Blue steel boning per chance?


----------



## iceman (Mar 15, 2010)

P. Beck said:


> No shit.
> 
> 
> http://tacticalcorsets.com/
> ...




thats her birthday gift sorted, thanks for the link mate :)


----------



## Boondocksaint375 (Mar 15, 2010)

LMAO


----------



## RackMaster (Mar 15, 2010)

I know a few chicks that this should have been issued to.    It would have made passing time in garrison a lot more fun.


----------



## MsKitty (Mar 15, 2010)

Link sent to the ManToy.


----------



## 8'Duece (Mar 15, 2010)

I ordered the Corset for myself in the XXL.  Saturday nights around here get pretty crazy.  

Photos's ??? photo's ?


----------



## HoosierAnnie (Mar 15, 2010)

8'Duece said:


> I ordered the Corset for myself in the XXL.  Saturday nights around here get pretty crazy.


 
Now we know how HS got his bad back


----------



## Chopstick (Mar 15, 2010)

8'Duece said:


> I ordered the Corset for myself in the XXL.  Saturday nights around here get pretty crazy.
> 
> Photos's ??? photo's ?



Anyone have any bleach so I CAN WASH THIS MENTAL IMAGE FROM MY BRAIN??????????????????:bleh:


----------



## RackMaster (Mar 15, 2010)

Chopstick said:


> Anyone have any bleach so I CAN WASH THIS MENTAL IMAGE FROM MY BRAIN??????????????????:bleh:



You're better off to just gouge out your eyes with a rusty spoon, 'cause you know they'll just do it again...  :doh:


----------



## Frisco (Mar 15, 2010)

I think I feel a night op coming on...


----------



## Totentanz (Mar 15, 2010)

gdamadg said:


> You're better off to just gouge out your eyes with a rusty spoon, 'cause you know they'll just do it again...  :doh:


 
Yeah, but then that'll be the last image in your head right before you go blind....


----------



## RackMaster (Mar 16, 2010)

Totentanz said:


> Yeah, but then that'll be the last image in your head right before you go blind....
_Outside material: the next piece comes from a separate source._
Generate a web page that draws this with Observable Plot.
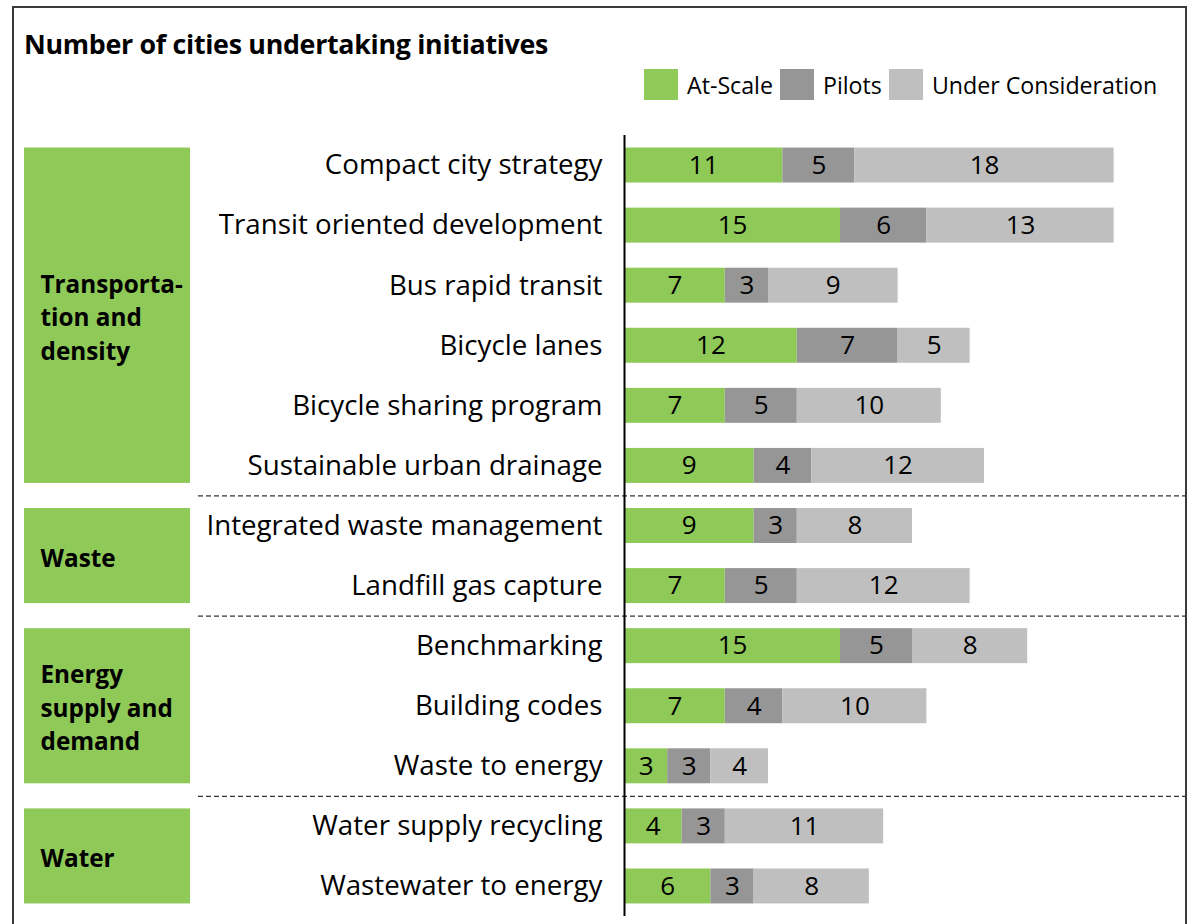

I would have thought it would be a rusty spoon. ;)


----------



## P. Beck (Mar 16, 2010)

Chopstick said:


> Anyone have any bleach so I CAN WASH THIS MENTAL IMAGE FROM MY BRAIN??????????????????:bleh:



+1 .  Now I have to go gouge out my minds eye.


----------



## Chopstick (Mar 16, 2010)

P. Beck said:


> +1 .  Now I have to go gouge out my minds eye.


 Yeah..this thread started out all fun and games..till someone gets hurt.:bleh:


----------



## Totentanz (Mar 16, 2010)

Chopstick said:


> Yeah..this thread started out all fun and games..till someone gets hurt.:bleh:



... or loses an eye.


----------